Proxies representing two or more shareholders and/or bond holders must also submit the proxy forms signed by those shareholders and/or bond holders by no later than Friday, April 26, 2019.
In a case of sub-delegation, there must be a perfect chain of signatures and KBC Group NV must receive a signed proxy for each stage in the chain in the manner set forth above.
Every shareholder and bond holder wanting to be represented must meet the admission requirements set out under item 1 above.
The right of one or more shareholders together owning at least 3% of the share capital of the company to put items on the agenda, as set forth in Article 533ter of the Companies Code and Article 26 of the Articles of Association, can be exercised until no later than Wednesday, April 10, 2019. In that event, in accordance with Article 533ter (3), first paragraph, of the Companies Code, an amended agenda will be published no later than the 15th day before the General Meetings, that is no later than Wednesday, April 17, 2019.
The right of shareholders to ask questions in writing as set forth in Article 540 of the Companies Code can be exercised until no later than Friday, April 26, 2019.
These rights can also be exercised electronically by sending an e-mail to [email protected]. More information on these rights is available on the company's website www.kbc.com (Home > Corporate Governance > General Meeting).
At www.kbc.com (Home > Corporate Governance > General Meeting), all information intended for shareholders as set down in Article 533bis (2) of the Companies Code is available as of Friday, March 29, 2019.
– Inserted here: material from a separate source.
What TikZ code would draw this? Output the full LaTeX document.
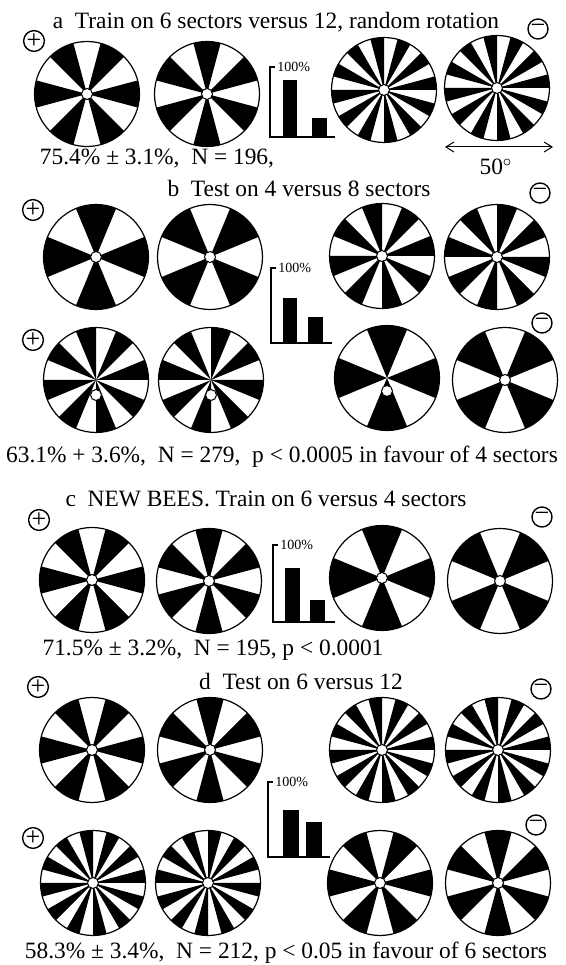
\documentclass[tikz,border=0pt]{standalone}
\usepackage{fontspec}
\setmainfont{Liberation Serif}
\usetikzlibrary{arrows.meta}

\begin{document}
\begin{tikzpicture}[
    x=0.5pt, y=0.5pt,
    rim/.style={draw, line width=0.6pt},
    hole/.style={draw, fill=white, line width=0.5pt},
    sign/.style={circle, draw, line width=0.7pt, minimum size=10pt, inner sep=0pt, font=\fontsize{13}{13}\selectfont},
    caption/.style={anchor=base, inner sep=0pt, font=\fontsize{11.7}{14}\selectfont},
    pct/.style={anchor=west, inner sep=0pt, font=\fontsize{7}{8}\selectfont},
    axis/.style={line width=0.6pt},
    bar/.style={fill=black},
    spanarrow/.style={{Straight Barb[length=4pt,width=5pt]}-{Straight Barb[length=4pt,width=5pt]}, line width=0.5pt},
    pics/wheel/.style n args={3}{code={
        \pgfmathsetmacro\half{90/#1}
        \foreach \k in {1,...,#1}{
            \pgfmathsetmacro\ang{#2+360*(\k-1)/#1-\half}
            \fill (0,0) -- (\ang:52.5) arc[start angle=\ang, delta angle=2*\half, radius=52.5] -- cycle;
        }
        \draw[rim] (0,0) circle[radius=52.5];
        \draw[hole] (0,-#3) circle[radius=5.5];
    }}
]
    \useasboundingbox (0,0) rectangle (566,965);

    % a
    \node[caption] (capA) at (276,936) {a\enspace Train on 6 sectors versus 12, random rotation};
    \node[sign] (plusA) at (34,924) {+};
    \node[sign] (minusA) at (538,936) {−};
    \pic at (87,871) {wheel={6}{0}{0}};
    \pic at (207,871) {wheel={6}{30}{0}};
    \pic at (384,875) {wheel={12}{7.5}{0}};
    \pic at (497,877) {wheel={12}{7.5}{0}};
    \draw[axis] (275,898) -- (270,898) -- (270,828) -- (335,828);
    \node[pct] (pctA) at (277,898) {100\%};
    \fill[bar] (283,828) rectangle (297,885);
    \fill[bar] (312,828) rectangle (327,847);
    \coordinate (spanL) at (445,818);
    \coordinate (spanR) at (553,818);
    \draw[spanarrow] (spanL) -- (spanR);
    \node[caption] (deg) at (496,790) {50$^{\circ}$};
    \node[caption] (resA) at (157,800) {75.4\% ± 3.1\%,\enspace N = 196,};

    % b
    \node[caption] (capB) at (299,768) {b\enspace Test on 4 versus 8 sectors};
    \node[sign] (plusB) at (33,755) {+};
    \node[sign] (minusB) at (540,772) {−};
    \pic at (96,708) {wheel={4}{0}{0}};
    \pic at (210,708) {wheel={4}{45}{0}};
    \pic at (382,709) {wheel={8}{11.25}{0}};
    \pic at (497,708) {wheel={8}{33.75}{0}};
    \node[sign] (plusBB) at (33,625) {+};
    \node[sign] (minusBB) at (542,642) {−};
    \pic at (96,585) {wheel={8}{11.25}{15}};
    \pic at (211,585) {wheel={8}{33.75}{15}};
    \pic at (387,587) {wheel={4}{0}{13}};
    \pic at (505,585) {wheel={4}{45}{0}};
    \draw[axis] (276,697) -- (271,697) -- (271,622) -- (332,622);
    \node[pct] (pctB) at (278,697) {100\%};
    \fill[bar] (283,622) rectangle (297,667);
    \fill[bar] (308,622) rectangle (323,648);
    \node[caption] (resB) at (282,502) {63.1\% + 3.6\%,\enspace N = 279,\enspace p < 0.0005 in favour of 4 sectors};

    % c
    \node[caption] (capC) at (266,458) {c\enspace NEW BEES. Train on 6 versus 4 sectors};
    \node[sign] (plusC) at (39,445) {+};
    \node[sign] (minusC) at (542,448) {−};
    \pic at (92,385) {wheel={6}{0}{0}};
    \pic at (209,384) {wheel={6}{30}{0}};
    \pic at (382,387) {wheel={4}{0}{0}};
    \pic at (500,384) {wheel={4}{45}{0}};
    \draw[axis] (278,420) -- (273,420) -- (273,343) -- (335,343);
    \node[pct] (pctC) at (280,420) {100\%};
    \fill[bar] (285,343) rectangle (300,397);
    \fill[bar] (310,343) rectangle (325,365);
    \node[caption] (resC) at (213,309) {71.5\% ± 3.2\%,\enspace N = 195, p < 0.0001};

    % d
    \node[caption] (capD) at (301,275) {d\enspace Test on 6 versus 12};
    \node[sign] (plusD) at (38,278) {+};
    \node[sign] (minusD) at (541,276) {−};
    \pic at (92,215) {wheel={6}{0}{0}};
    \pic at (210,215) {wheel={6}{30}{0}};
    \pic at (382,215) {wheel={12}{7.5}{0}};
    \pic at (498,215) {wheel={12}{7.5}{0}};
    \node[sign] (plusDD) at (33,127) {+};
    \node[sign] (minusDD) at (536,140) {−};
    \pic at (93,82) {wheel={12}{7.5}{0}};
    \pic at (208,82) {wheel={12}{22.5}{0}};
    \pic at (380,82) {wheel={6}{0}{0}};
    \pic at (498,82) {wheel={6}{30}{0}};
    \draw[axis] (273,183) -- (268,183) -- (268,108) -- (330,108);
    \node[pct] (pctD) at (275,183) {100\%};
    \fill[bar] (283,108) rectangle (299,155);
    \fill[bar] (306,108) rectangle (322,143);
    \node[caption] (resD) at (286,6) {58.3\% ± 3.4\%,\enspace N = 212, p < 0.05 in favour of 6 sectors};
\end{tikzpicture}
\end{document}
As of that date, shareholders and bond holders may also – by presenting their securities or a certificate confirming their securities holding as referred to in Article 474 of the Companies Code and issued by the recognised account holder or clearing house – obtain from the registered office copies of the documents to be presented to the General Meetings, the resolutions or comments by the Board of Directors with respect to the agenda items, and the forms to be used when voting by proxy.